**Dataset section:**

** Start **

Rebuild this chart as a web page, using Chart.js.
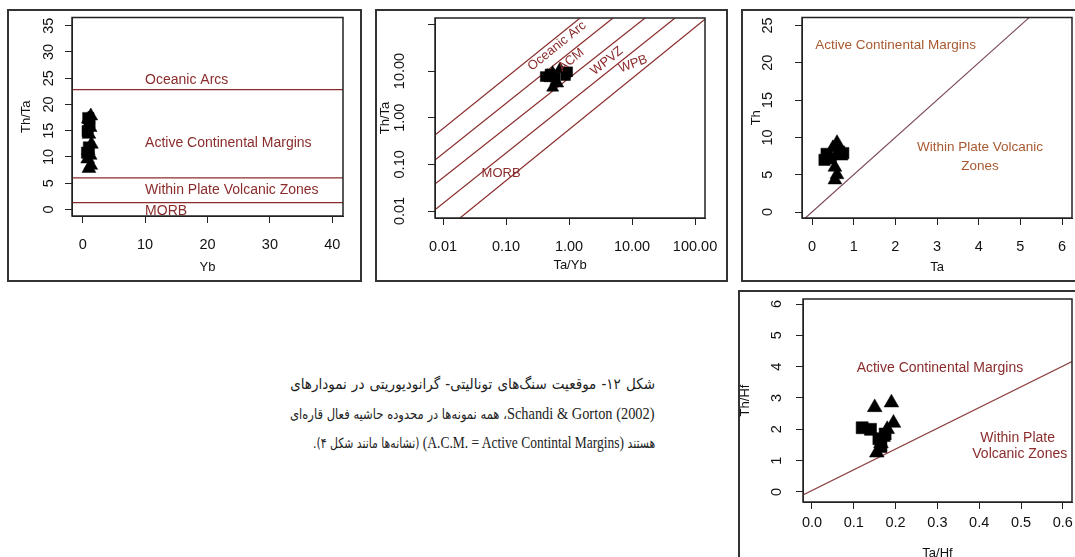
<!DOCTYPE html>
<html>
<head>
<meta charset="utf-8">
<script src="https://cdn.jsdelivr.net/npm/chart.js@4.4.1/dist/chart.umd.min.js"></script>
<style>
  html, body { margin: 0; padding: 0; background: #fff; width: 1075px; height: 557px; overflow: hidden; position: relative; }
  .frame { position: absolute; box-sizing: border-box; border: 2px solid #333; }
  canvas { position: absolute; }
  .cap { position: absolute; right: 420px; height: 29px; line-height: 29px; direction: rtl; white-space: nowrap;
         font-family: "DejaVu Sans Condensed", "DejaVu Sans", sans-serif; font-stretch: condensed;
         font-size: 14px; color: #222; transform-origin: right center; }
  .cap bdi { font-family: "Liberation Serif", serif; font-stretch: normal; font-size: 1.12em; }
</style>
</head>
<body>

<div class="cap" id="cap1" style="top:370px">شکل ۱۲- موقعیت سنگ‌های تونالیتی- گرانودیوریتی در نمودارهای</div>
<div class="cap" id="cap2" style="top:399px"><bdi dir="ltr">Schandi &amp; Gorton (2002)</bdi>، همه نمونه‌ها در محدوده حاشیه فعال قاره‌ای</div>
<div class="cap" id="cap3" style="top:428px">هستند <bdi dir="ltr">(A.C.M. = Active Contintal Margins)</bdi> (نشانه‌ها مانند شکل ۴).</div>

<script>
// ---- panel 1: Th/Ta vs Yb
const p1XTicks = [0, 10, 20, 30, 40];
const p1YTicks = [0, 5, 10, 15, 20, 25, 30, 35];
const p1Bounds = [22.8, 6.0, 1.3];
const p1TriX = [1.0, 1.3, 0.8, 1.2, 0.9, 1.4, 1.0, 1.2, 0.9, 1.3];
const p1TriY = [7.8, 8.4, 9.6, 10.3, 11.2, 12.4, 14.3, 15.6, 17.2, 17.8];
const p1SqX = [0.7, 1.0, 0.8, 1.1, 0.9];
const p1SqY = [10.8, 11.8, 14.9, 16.6, 17.4];

// ---- panel 2: Th/Ta vs Ta/Yb (log-log)
const p2Ticks = [0.01, 0.1, 1, 10, 100];
const p2XLabels = ['0.01', '0.10', '1.00', '10.00', '100.00'];
const p2YLabels = ['0.01', '0.10', '1.00', '10.00', ''];
const p2LineX = [[0.00746, 1.50], [0.00746, 4.99], [0.00746, 16.1], [0.00746, 48.2], [0.0186, 144]];
const p2LineY = [[0.427, 136.8], [0.124, 136.8], [0.038, 136.8], [0.0106, 136.8], [0.00708, 129]];
const p2TriX = [0.45, 0.55, 0.62, 0.55, 0.72, 0.50, 0.66];
const p2TriY = [8.0, 9.2, 6.0, 4.4, 11.0, 7.0, 5.4];
const p2SqX = [0.42, 0.50, 0.95, 0.88, 0.60];
const p2SqY = [7.6, 8.6, 9.6, 8.0, 7.4];

// ---- panel 3: Th vs Ta
const p3XTicks = [0, 1, 2, 3, 4, 5, 6];
const p3YTicks = [0, 5, 10, 15, 20, 25];
const p3LineX = [-0.16, 5.21];
const p3LineY = [-0.8, 26.05];
const p3TriX = [0.55, 0.60, 0.55, 0.65, 0.60, 0.70, 0.50];
const p3TriY = [4.3, 5.0, 6.0, 8.0, 9.3, 7.5, 8.6];
const p3SqX = [0.30, 0.35, 0.45, 0.75, 0.65];
const p3SqY = [7.0, 7.8, 7.2, 7.9, 8.1];

// ---- panel 4: Th/Hf vs Ta/Hf
const p4XTicks = [0, 0.1, 0.2, 0.3, 0.4, 0.5, 0.6];
const p4YTicks = [0, 1, 2, 3, 4, 5, 6];
const p4LineX = [-0.0215, 0.622];
const p4LineY = [-0.095, 4.16];
const p4TriX = [0.150, 0.190, 0.195, 0.180, 0.165, 0.155, 0.170];
const p4TriY = [2.70, 2.85, 2.20, 2.00, 1.55, 1.25, 1.75];
const p4SqX = [0.120, 0.140, 0.160, 0.165, 0.175];
const p4SqY = [2.05, 2.00, 1.70, 1.45, 1.85];

const zip = (xs, ys) => xs.map((x, i) => ({x: x, y: ys[i]}));

function marks(tx, ty, sx, sy, r) {
  return [
    {data: zip(tx, ty), pointStyle: 'triangle', pointRadius: r, backgroundColor: '#000', borderColor: '#000', borderWidth: 0.5, order: 0},
    {data: zip(sx, sy), pointStyle: 'rect', pointRadius: r, backgroundColor: '#000', borderColor: '#000', borderWidth: 0.5, order: 0}
  ];
}

function line(xs, ys, color) {
  return {data: zip(xs, ys), showLine: true, pointRadius: 0, borderColor: color, borderWidth: 1.2, order: 1};
}

const frameBox = {
  id: 'frameBox',
  afterDatasetsDraw(chart) {
    const {ctx, chartArea: a} = chart;
    ctx.save();
    ctx.strokeStyle = '#222';
    ctx.lineWidth = 1.5;
    ctx.strokeRect(a.left, a.top, a.right - a.left, a.bottom - a.top);
    ctx.restore();
  }
};

function fieldText(items, color, size) {
  return {
    id: 'fieldText',
    afterDatasetsDraw(chart) {
      const {ctx, chartArea: a, scales} = chart;
      ctx.save();
      ctx.beginPath();
      ctx.rect(a.left, a.top, a.right - a.left, a.bottom - a.top);
      ctx.clip();
      ctx.font = size + 'px "Liberation Sans", Arial, sans-serif';
      ctx.fillStyle = color;
      ctx.textBaseline = 'middle';
      items.forEach(t => {
        ctx.save();
        ctx.translate(scales.x.getPixelForValue(t.x), scales.y.getPixelForValue(t.y));
        ctx.rotate((t.rot || 0) * Math.PI / 180);
        ctx.textAlign = t.align || 'center';
        ctx.fillText(t.text, 0, 0);
        ctx.restore();
      });
      ctx.restore();
    }
  };
}

const measurer = document.createElement('canvas').getContext('2d');

function makePanel(p) {
  const f = p.frame, b = p.box;
  const fr = document.createElement('div');
  fr.className = 'frame';
  fr.style.cssText = `left:${f.l}px;top:${f.t}px;width:${f.w}px;height:${f.h}px`;
  document.body.appendChild(fr);
  const cv = document.createElement('canvas');
  cv.width = f.w;
  cv.height = f.h;
  cv.style.left = f.l + 'px';
  cv.style.top = f.t + 'px';
  document.body.appendChild(cv);

  const tl = 7;
  const tickFont = {family: 'Liberation Sans', size: 14.5};
  const titleFont = {family: 'Liberation Sans', size: 13};
  measurer.font = tickFont.size + 'px "Liberation Sans"';
  const widest = Math.max(...p.yLabels.map(s => measurer.measureText(s).width));

  new Chart(cv, {
    type: 'scatter',
    data: {datasets: p.datasets},
    options: {
      responsive: false,
      animation: false,
      events: [],
      layout: {padding: {left: 0, top: b.t - f.t, right: f.l + f.w - b.r, bottom: 0}},
      plugins: {legend: {display: false}, tooltip: {enabled: false}},
      scales: {
        x: {
          type: p.type, position: 'bottom', bounds: 'data', min: p.xMin, max: p.xMax,
          afterBuildTicks: s => { s.ticks = p.xTicks.map(v => ({value: v})); },
          afterFit: s => { s.height = f.t + f.h - b.b; s.paddingLeft = 0; s.paddingRight = 0; },
          grid: {display: true, drawOnChartArea: false, drawTicks: true, tickLength: tl, color: '#222'},
          border: {display: true, color: '#222', width: 1},
          ticks: {autoSkip: false, minRotation: 0, maxRotation: 0, color: '#111', font: tickFont,
                  padding: p.xTickC - b.b - tl - tickFont.size * 0.6,
                  callback: (v, i) => p.xLabels[i]},
          title: {display: true, text: p.xTitle, color: '#111', font: titleFont,
                  padding: {top: 0, bottom: f.t + f.h - p.xTitleC - titleFont.size * 0.6}}
        },
        y: {
          type: p.type, position: 'left', bounds: 'data', min: p.yMin, max: p.yMax,
          afterBuildTicks: s => { s.ticks = p.yTicks.map(v => ({value: v})); },
          afterFit: s => { s.width = b.l - f.l; s.paddingTop = 0; s.paddingBottom = 0; },
          grid: {display: true, drawOnChartArea: false, drawTicks: true, tickLength: tl, color: '#222'},
          border: {display: true, color: '#222', width: 1},
          ticks: {autoSkip: false, minRotation: 90, maxRotation: 90, crossAlign: 'center', color: '#111', font: tickFont,
                  padding: b.l - tl - p.yTickC - widest / 2,
                  callback: (v, i) => p.yLabels[i]},
          title: {display: true, text: p.yTitle, color: '#111', font: titleFont,
                  padding: {top: p.yTitleC - f.l - titleFont.size * 0.6, bottom: 0}}
        }
      }
    },
    plugins: [frameBox, fieldText(p.texts, p.textColor, p.textSize)]
  });
}

const red = '#8b2c2c';

makePanel({
  frame: {l: 7, t: 9, w: 355, h: 273}, box: {l: 72, t: 15, r: 343, b: 216},
  type: 'linear', xMin: -1.71, xMax: 41.71, yMin: -1.26, yMax: 36.56,
  xTicks: p1XTicks, xLabels: p1XTicks.map(String), yTicks: p1YTicks, yLabels: p1YTicks.map(String),
  xTickC: 245, yTickC: 49, xTitle: 'Yb', yTitle: 'Th/Ta', xTitleC: 267, yTitleC: 26,
  datasets: [
    ...p1Bounds.map(v => line([-1.71, 41.71], [v, v], red)),
    ...marks(p1TriX, p1TriY, p1SqX, p1SqY, 8)
  ],
  textColor: red, textSize: 14,
  texts: [
    {text: 'Oceanic Arcs', x: 10, y: 24.6, align: 'left'},
    {text: 'Active Continental Margins', x: 10, y: 12.6, align: 'left'},
    {text: 'Within Plate Volcanic Zones', x: 10, y: 3.6, align: 'left'},
    {text: 'MORB', x: 10, y: -0.4, align: 'left'}
  ]
});

makePanel({
  frame: {l: 375, t: 9, w: 353, h: 273}, box: {l: 435, t: 18, r: 705, b: 218},
  type: 'logarithmic', xMin: 0.00746, xMax: 144, yMin: 0.00708, yMax: 136.8,
  xTicks: p2Ticks, xLabels: p2XLabels, yTicks: p2Ticks, yLabels: p2YLabels,
  xTickC: 247, yTickC: 400, xTitle: 'Ta/Yb', yTitle: 'Th/Ta', xTitleC: 265, yTitleC: 385,
  datasets: [
    ...p2LineX.map((xs, i) => line(xs, p2LineY[i], red)),
    ...marks(p2TriX, p2TriY, p2SqX, p2SqY, 7)
  ],
  textColor: red, textSize: 13,
  texts: [
    {text: 'Oceanic Arc', x: 0.646, y: 34.3, rot: -39},
    {text: 'ACM', x: 1.08, y: 17.2, rot: -39},
    {text: 'WPVZ', x: 4.0, y: 16.4, rot: -39},
    {text: 'WPB', x: 10.4, y: 14.1, rot: -20},
    {text: 'MORB', x: 0.0834, y: 0.065}
  ]
});

makePanel({
  frame: {l: 741, t: 9, w: 360, h: 273}, box: {l: 802, t: 17, r: 1072, b: 218},
  type: 'linear', xMin: -0.24, xMax: 6.24, yMin: -0.80, yMax: 26.07,
  xTicks: p3XTicks, xLabels: p3XTicks.map(String), yTicks: p3YTicks, yLabels: p3YTicks.map(String),
  xTickC: 247, yTickC: 768, xTitle: 'Ta', yTitle: 'Th', xTitleC: 267, yTitleC: 756,
  datasets: [
    line(p3LineX, p3LineY, '#7d4c58'),
    ...marks(p3TriX, p3TriY, p3SqX, p3SqY, 8)
  ],
  textColor: '#a8592f', textSize: 13.5,
  texts: [
    {text: 'Active Continental Margins', x: 0.08, y: 22.3, align: 'left'},
    {text: 'Within Plate Volcanic', x: 4.03, y: 8.7},
    {text: 'Zones', x: 4.03, y: 6.15}
  ]
});

makePanel({
  frame: {l: 738, t: 290, w: 363, h: 300}, box: {l: 803, t: 298, r: 1072, b: 502},
  type: 'linear', xMin: -0.0215, xMax: 0.622, yMin: -0.32, yMax: 6.16,
  xTicks: p4XTicks, xLabels: p4XTicks.map(v => v.toFixed(1)), yTicks: p4YTicks, yLabels: p4YTicks.map(String),
  xTickC: 523, yTickC: 777, xTitle: 'Ta/Hf', yTitle: 'Th/Hf', xTitleC: 553, yTitleC: 745,
  datasets: [
    line(p4LineX, p4LineY, '#8e4444'),
    ...marks(p4TriX, p4TriY, p4SqX, p4SqY, 8.5)
  ],
  textColor: red, textSize: 14,
  texts: [
    {text: 'Active Continental Margins', x: 0.306, y: 3.94},
    {text: 'Within Plate', x: 0.492, y: 1.71},
    {text: 'Volcanic Zones', x: 0.497, y: 1.2}
  ]
});

// caption: shrink a little, then squeeze or stretch so each line spans its width
function fitLine(el, width, justify) {
  let size = 16;
  el.style.fontSize = size + 'px';
  while (el.scrollWidth > width && size > 14) {
    size -= 0.5;
    el.style.fontSize = size + 'px';
  }
  const natural = el.scrollWidth;
  if (natural > width) {
    el.style.transform = `scaleX(${width / natural})`;
  } else if (justify) {
    const gaps = (el.textContent.match(/ /g) || []).length;
    el.style.wordSpacing = ((width - natural) / gaps) + 'px';
  }
}
fitLine(document.getElementById('cap1'), 365, true);
fitLine(document.getElementById('cap2'), 365, true);
fitLine(document.getElementById('cap3'), 342, false);
</script>
</body>
</html>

** End **

**Set problem:** Up to and including the line with "مانند شکل ۴).</div>", copy the data above from its first line. Skip pictures.

**Answer to this task:**
Rebuild this chart as a web page, using Chart.js.
<!DOCTYPE html>
<html>
<head>
<meta charset="utf-8">
<script src="https://cdn.jsdelivr.net/npm/chart.js@4.4.1/dist/chart.umd.min.js"></script>
<style>
  html, body { margin: 0; padding: 0; background: #fff; width: 1075px; height: 557px; overflow: hidden; position: relative; }
  .frame { position: absolute; box-sizing: border-box; border: 2px solid #333; }
  canvas { position: absolute; }
  .cap { position: absolute; right: 420px; height: 29px; line-height: 29px; direction: rtl; white-space: nowrap;
         font-family: "DejaVu Sans Condensed", "DejaVu Sans", sans-serif; font-stretch: condensed;
         font-size: 14px; color: #222; transform-origin: right center; }
  .cap bdi { font-family: "Liberation Serif", serif; font-stretch: normal; font-size: 1.12em; }
</style>
</head>
<body>

<div class="cap" id="cap1" style="top:370px">شکل ۱۲- موقعیت سنگ‌های تونالیتی- گرانودیوریتی در نمودارهای</div>
<div class="cap" id="cap2" style="top:399px"><bdi dir="ltr">Schandi &amp; Gorton (2002)</bdi>، همه نمونه‌ها در محدوده حاشیه فعال قاره‌ای</div>
<div class="cap" id="cap3" style="top:428px">هستند <bdi dir="ltr">(A.C.M. = Active Contintal Margins)</bdi> (نشانه‌ها مانند شکل ۴).</div>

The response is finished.